Incredibly, as I wrote in April, our State Department continues to insist that Boko Haram is not Islamist, and is fighting Congressional efforts to designate the group as a terrorist organization. The State Department claims the organization is driven, not by religious ideology, but simply by poverty and social inequality. Their proposed solution has been, not to try to shut down Boko Haram, but simply to pour more money into Nigeria’s violent Muslim north.
And now the Administration has come up with another “solution”: Simply remove any discussion of religious freedom from its annual Human Rights Report. The 2011 report, released late last month–three months after the deadline set by law for its release, by the way–is mum on what has been happening to Christians and other religious minorities in Muslim nations in Africa and the Middle East during and since the Arab Spring.
But Thomas Farr, Director of the Religion and U.S. Foreign Policy program and the Project on Religious Freedom at the Berkley Center for Religion, Peace and World Affairs at Georgetown University, suggests another possibility:
[T]he Obama administration is downplaying international religious freedom. I mean, it is important to note here that I do not know–I have no personal knowledge of the logic that went into removing religious freedom from the broader human rights report; but I also have observed during the three-and-a-half years of the Obama administration that the issue of religious freedom has been distinctly downplayed.
(T)he ambassador-at-large for international religious freedom, for example, who is the official charged by the law to lead U.S. religious freedom policy, did not even step foot into her office until two-and-a-half years were gone of a four-year administration. Whereas other human rights priorities of the administration, such as the ambassador-at-large for global women’s issues, were in place within months. So that tells you something.

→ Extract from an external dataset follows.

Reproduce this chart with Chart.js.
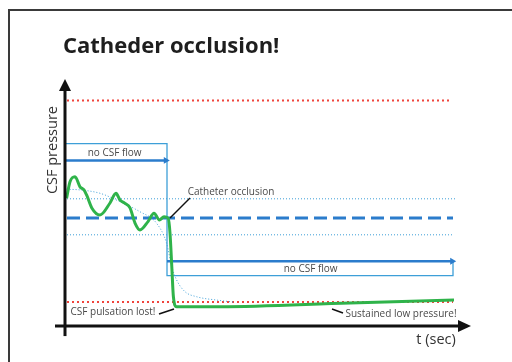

It tells me that this has never been a priority for the Obama administration, and it’s not now.
As violence against Christians and other minorities continues to climb in Muslim countries, the State Department has just made it much more difficult to learn what’s going on. If people knew, after all, they might draw the wrong conclusions.
Because, you know, Islam is a religion of peace.
Just ask the families of the 560 people murdered–most of them while at church–in Nigeria this year.